╭──

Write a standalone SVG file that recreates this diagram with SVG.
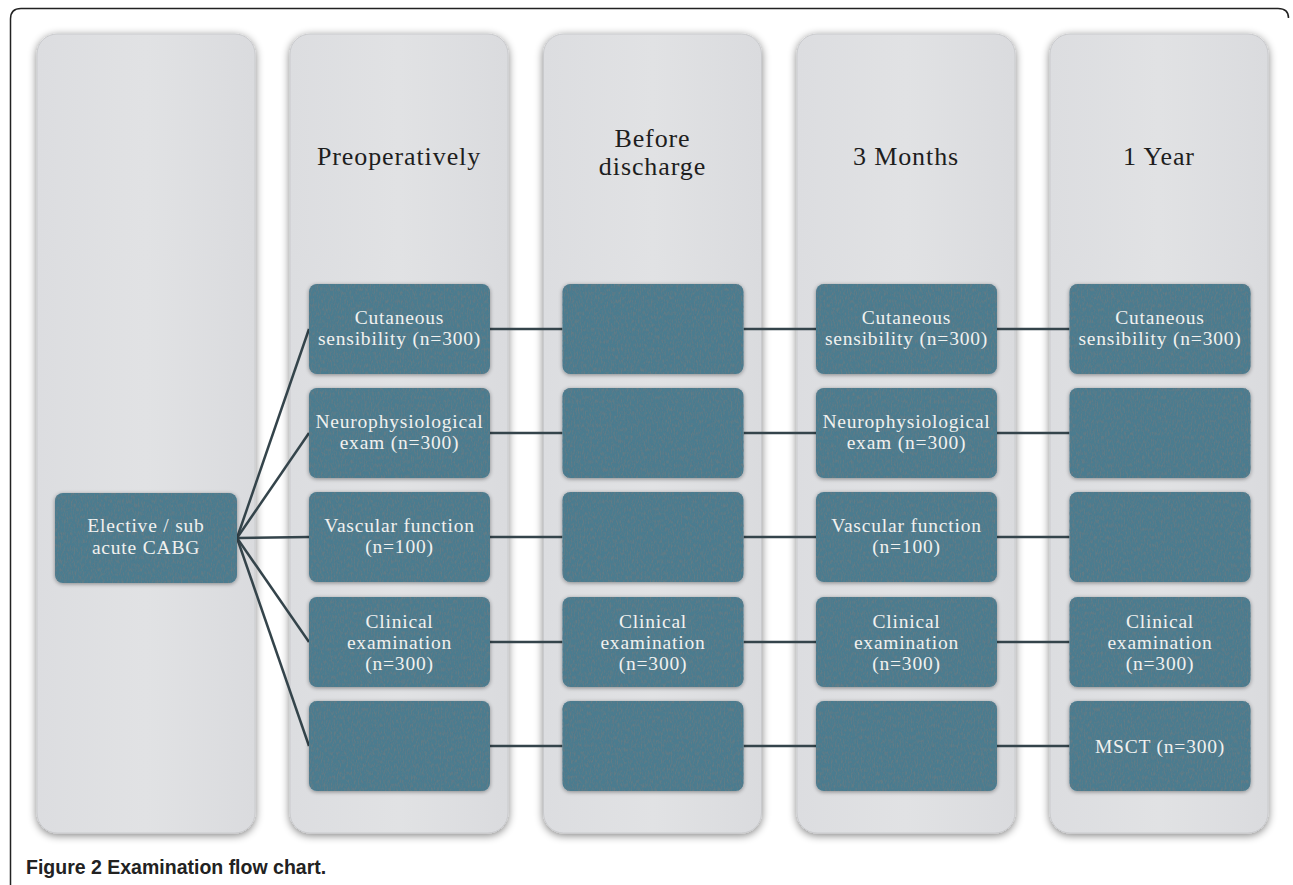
<svg xmlns="http://www.w3.org/2000/svg" width="1293" height="885" viewBox="0 0 1293 885">
<defs>
  <linearGradient id="colg" x1="0" y1="0" x2="1" y2="0">
    <stop offset="0" stop-color="#dcdde0"/>
    <stop offset="0.5" stop-color="#e1e2e4"/>
    <stop offset="1" stop-color="#dadbde"/>
  </linearGradient>
  <filter id="colsh" x="-10%" y="-5%" width="120%" height="110%">
    <feGaussianBlur in="SourceAlpha" stdDeviation="4"/>
    <feOffset dx="0" dy="2" result="b"/>
    <feComponentTransfer in="b" result="bs"><feFuncA type="linear" slope="0.5"/></feComponentTransfer>
    <feMerge><feMergeNode in="bs"/><feMergeNode in="SourceGraphic"/></feMerge>
  </filter>
  <filter id="boxf" x="-5%" y="-10%" width="110%" height="120%">
    <feTurbulence type="fractalNoise" baseFrequency="0.7 0.25" numOctaves="3" seed="7" result="n"/>
    <feColorMatrix in="n" type="matrix" values="0 0 0 0 0.12  0 0 0 0 0.2  0 0 0 0 0.24  0 0 0 -3 1.7" result="nn"/>
    <feComposite in="nn" in2="SourceAlpha" operator="in" result="tex"/>
    <feGaussianBlur in="SourceAlpha" stdDeviation="2"/>
    <feOffset dx="0" dy="1" result="b"/>
    <feComponentTransfer in="b" result="bs"><feFuncA type="linear" slope="0.4"/></feComponentTransfer>
    <feMerge><feMergeNode in="bs"/><feMergeNode in="SourceGraphic"/><feMergeNode in="tex"/></feMerge>
  </filter>
</defs>
<style>
  .col { fill: url(#colg); stroke: #c9cacd; stroke-width: 1; filter: url(#colsh); }
  .box { fill: #4b7b8f; filter: url(#boxf); }
  .bt { font-family: "Liberation Serif", "Times New Roman", serif; font-size: 19.5px; letter-spacing: 0.8px; fill: #f1f1ef; text-anchor: middle; }
  .ht { font-family: "Liberation Serif", "Times New Roman", serif; font-size: 26px; letter-spacing: 0.9px; fill: #1e1e1e; text-anchor: middle; }
  .cn { stroke: #34444b; stroke-width: 2.5; fill: none; }
  .cap { font-family: "Liberation Sans", Arial, sans-serif; font-size: 19.5px; font-weight: bold; fill: #222; }
</style>
<rect x="0" y="0" width="1293" height="885" fill="#ffffff"/>
<path d="M10.5,885 L10.5,19 Q10.5,8.5 21,8.5 L1278,8.5 Q1288.5,8.5 1288.5,18" fill="none" stroke="#222" stroke-width="1.5"/>

<g id="columns">
  <rect id="col0" class="col" x="37" y="34" width="218" height="799" rx="20"/>
  <rect id="col1" class="col" x="290" y="34" width="218" height="799" rx="20"/>
  <rect id="col2" class="col" x="543.5" y="34" width="218" height="799" rx="20"/>
  <rect id="col3" class="col" x="797" y="34" width="218" height="799" rx="20"/>
  <rect id="col4" class="col" x="1050" y="34" width="218" height="799" rx="20"/>
</g>

<g id="headers">
  <text class="ht" x="399" y="165">Preoperatively</text>
  <text class="ht" x="652.5" y="147">Before</text>
  <text class="ht" x="652.5" y="175">discharge</text>
  <text class="ht" x="906" y="165">3 Months</text>
  <text class="ht" x="1159" y="165">1 Year</text>
</g>

<g id="connectors">
  <line class="cn" x1="237" y1="538" x2="309" y2="329"/>
  <line class="cn" x1="237" y1="538" x2="309" y2="433"/>
  <line class="cn" x1="237" y1="538" x2="309" y2="537"/>
  <line class="cn" x1="237" y1="538" x2="309" y2="642"/>
  <line class="cn" x1="237" y1="538" x2="309" y2="746"/>
  <line class="cn" x1="490" y1="329" x2="562.5" y2="329"/>
  <line class="cn" x1="743.5" y1="329" x2="816" y2="329"/>
  <line class="cn" x1="997" y1="329" x2="1069.5" y2="329"/>
  <line class="cn" x1="490" y1="433" x2="562.5" y2="433"/>
  <line class="cn" x1="743.5" y1="433" x2="816" y2="433"/>
  <line class="cn" x1="997" y1="433" x2="1069.5" y2="433"/>
  <line class="cn" x1="490" y1="537" x2="562.5" y2="537"/>
  <line class="cn" x1="743.5" y1="537" x2="816" y2="537"/>
  <line class="cn" x1="997" y1="537" x2="1069.5" y2="537"/>
  <line class="cn" x1="490" y1="642" x2="562.5" y2="642"/>
  <line class="cn" x1="743.5" y1="642" x2="816" y2="642"/>
  <line class="cn" x1="997" y1="642" x2="1069.5" y2="642"/>
  <line class="cn" x1="490" y1="746" x2="562.5" y2="746"/>
  <line class="cn" x1="743.5" y1="746" x2="816" y2="746"/>
  <line class="cn" x1="997" y1="746" x2="1069.5" y2="746"/>
</g>

<g id="n-elective">
  <rect class="box" x="55" y="493" width="182" height="90" rx="8"/>
  <text class="bt" x="146" y="532">Elective / sub</text>
  <text class="bt" x="146" y="554">acute CABG</text>
</g>

<g id="n-pre-cut">
  <rect class="box" x="309" y="284" width="181" height="90" rx="8"/>
  <text class="bt" x="399.5" y="324">Cutaneous</text>
  <text class="bt" x="399.5" y="345">sensibility (n=300)</text>
</g>
<g id="n-pre-neuro">
  <rect class="box" x="309" y="388" width="181" height="90" rx="8"/>
  <text class="bt" x="399.5" y="428">Neurophysiological</text>
  <text class="bt" x="399.5" y="449">exam (n=300)</text>
</g>
<g id="n-pre-vasc">
  <rect class="box" x="309" y="492" width="181" height="90" rx="8"/>
  <text class="bt" x="399.5" y="532">Vascular function</text>
  <text class="bt" x="399.5" y="553">(n=100)</text>
</g>
<g id="n-pre-clin">
  <rect class="box" x="309" y="597" width="181" height="90" rx="8"/>
  <text class="bt" x="399.5" y="628">Clinical</text>
  <text class="bt" x="399.5" y="649">examination</text>
  <text class="bt" x="399.5" y="670">(n=300)</text>
</g>
<g id="n-pre-empty">
  <rect class="box" x="309" y="701" width="181" height="90" rx="8"/>
</g>

<g id="n-dis-1"><rect class="box" x="562.5" y="284" width="181" height="90" rx="8"/></g>
<g id="n-dis-2"><rect class="box" x="562.5" y="388" width="181" height="90" rx="8"/></g>
<g id="n-dis-3"><rect class="box" x="562.5" y="492" width="181" height="90" rx="8"/></g>
<g id="n-dis-clin">
  <rect class="box" x="562.5" y="597" width="181" height="90" rx="8"/>
  <text class="bt" x="653" y="628">Clinical</text>
  <text class="bt" x="653" y="649">examination</text>
  <text class="bt" x="653" y="670">(n=300)</text>
</g>
<g id="n-dis-5"><rect class="box" x="562.5" y="701" width="181" height="90" rx="8"/></g>

<g id="n-3m-cut">
  <rect class="box" x="816" y="284" width="181" height="90" rx="8"/>
  <text class="bt" x="906.5" y="324">Cutaneous</text>
  <text class="bt" x="906.5" y="345">sensibility (n=300)</text>
</g>
<g id="n-3m-neuro">
  <rect class="box" x="816" y="388" width="181" height="90" rx="8"/>
  <text class="bt" x="906.5" y="428">Neurophysiological</text>
  <text class="bt" x="906.5" y="449">exam (n=300)</text>
</g>
<g id="n-3m-vasc">
  <rect class="box" x="816" y="492" width="181" height="90" rx="8"/>
  <text class="bt" x="906.5" y="532">Vascular function</text>
  <text class="bt" x="906.5" y="553">(n=100)</text>
</g>
<g id="n-3m-clin">
  <rect class="box" x="816" y="597" width="181" height="90" rx="8"/>
  <text class="bt" x="906.5" y="628">Clinical</text>
  <text class="bt" x="906.5" y="649">examination</text>
  <text class="bt" x="906.5" y="670">(n=300)</text>
</g>
<g id="n-3m-5"><rect class="box" x="816" y="701" width="181" height="90" rx="8"/></g>

<g id="n-1y-cut">
  <rect class="box" x="1069.5" y="284" width="181" height="90" rx="8"/>
  <text class="bt" x="1160" y="324">Cutaneous</text>
  <text class="bt" x="1160" y="345">sensibility (n=300)</text>
</g>
<g id="n-1y-2"><rect class="box" x="1069.5" y="388" width="181" height="90" rx="8"/></g>
<g id="n-1y-3"><rect class="box" x="1069.5" y="492" width="181" height="90" rx="8"/></g>
<g id="n-1y-clin">
  <rect class="box" x="1069.5" y="597" width="181" height="90" rx="8"/>
  <text class="bt" x="1160" y="628">Clinical</text>
  <text class="bt" x="1160" y="649">examination</text>
  <text class="bt" x="1160" y="670">(n=300)</text>
</g>
<g id="n-1y-msct">
  <rect class="box" x="1069.5" y="701" width="181" height="90" rx="8"/>
  <text class="bt" x="1160" y="753">MSCT (n=300)</text>
</g>

<text class="cap" x="26" y="874">Figure 2 Examination flow chart.</text>
</svg>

╰──

Write out exactly the lines between the start of the data and the line with "L10.5,19 Q10.5,8.5 21,8.5", including both, but none of the pictures.

Write a standalone SVG file that recreates this diagram with SVG.
<svg xmlns="http://www.w3.org/2000/svg" width="1293" height="885" viewBox="0 0 1293 885">
<defs>
  <linearGradient id="colg" x1="0" y1="0" x2="1" y2="0">
    <stop offset="0" stop-color="#dcdde0"/>
    <stop offset="0.5" stop-color="#e1e2e4"/>
    <stop offset="1" stop-color="#dadbde"/>
  </linearGradient>
  <filter id="colsh" x="-10%" y="-5%" width="120%" height="110%">
    <feGaussianBlur in="SourceAlpha" stdDeviation="4"/>
    <feOffset dx="0" dy="2" result="b"/>
    <feComponentTransfer in="b" result="bs"><feFuncA type="linear" slope="0.5"/></feComponentTransfer>
    <feMerge><feMergeNode in="bs"/><feMergeNode in="SourceGraphic"/></feMerge>
  </filter>
  <filter id="boxf" x="-5%" y="-10%" width="110%" height="120%">
    <feTurbulence type="fractalNoise" baseFrequency="0.7 0.25" numOctaves="3" seed="7" result="n"/>
    <feColorMatrix in="n" type="matrix" values="0 0 0 0 0.12  0 0 0 0 0.2  0 0 0 0 0.24  0 0 0 -3 1.7" result="nn"/>
    <feComposite in="nn" in2="SourceAlpha" operator="in" result="tex"/>
    <feGaussianBlur in="SourceAlpha" stdDeviation="2"/>
    <feOffset dx="0" dy="1" result="b"/>
    <feComponentTransfer in="b" result="bs"><feFuncA type="linear" slope="0.4"/></feComponentTransfer>
    <feMerge><feMergeNode in="bs"/><feMergeNode in="SourceGraphic"/><feMergeNode in="tex"/></feMerge>
  </filter>
</defs>
<style>
  .col { fill: url(#colg); stroke: #c9cacd; stroke-width: 1; filter: url(#colsh); }
  .box { fill: #4b7b8f; filter: url(#boxf); }
  .bt { font-family: "Liberation Serif", "Times New Roman", serif; font-size: 19.5px; letter-spacing: 0.8px; fill: #f1f1ef; text-anchor: middle; }
  .ht { font-family: "Liberation Serif", "Times New Roman", serif; font-size: 26px; letter-spacing: 0.9px; fill: #1e1e1e; text-anchor: middle; }
  .cn { stroke: #34444b; stroke-width: 2.5; fill: none; }
  .cap { font-family: "Liberation Sans", Arial, sans-serif; font-size: 19.5px; font-weight: bold; fill: #222; }
</style>
<rect x="0" y="0" width="1293" height="885" fill="#ffffff"/>
<path d="M10.5,885 L10.5,19 Q10.5,8.5 21,8.5 L1278,8.5 Q1288.5,8.5 1288.5,18" fill="none" stroke="#222" stroke-width="1.5"/>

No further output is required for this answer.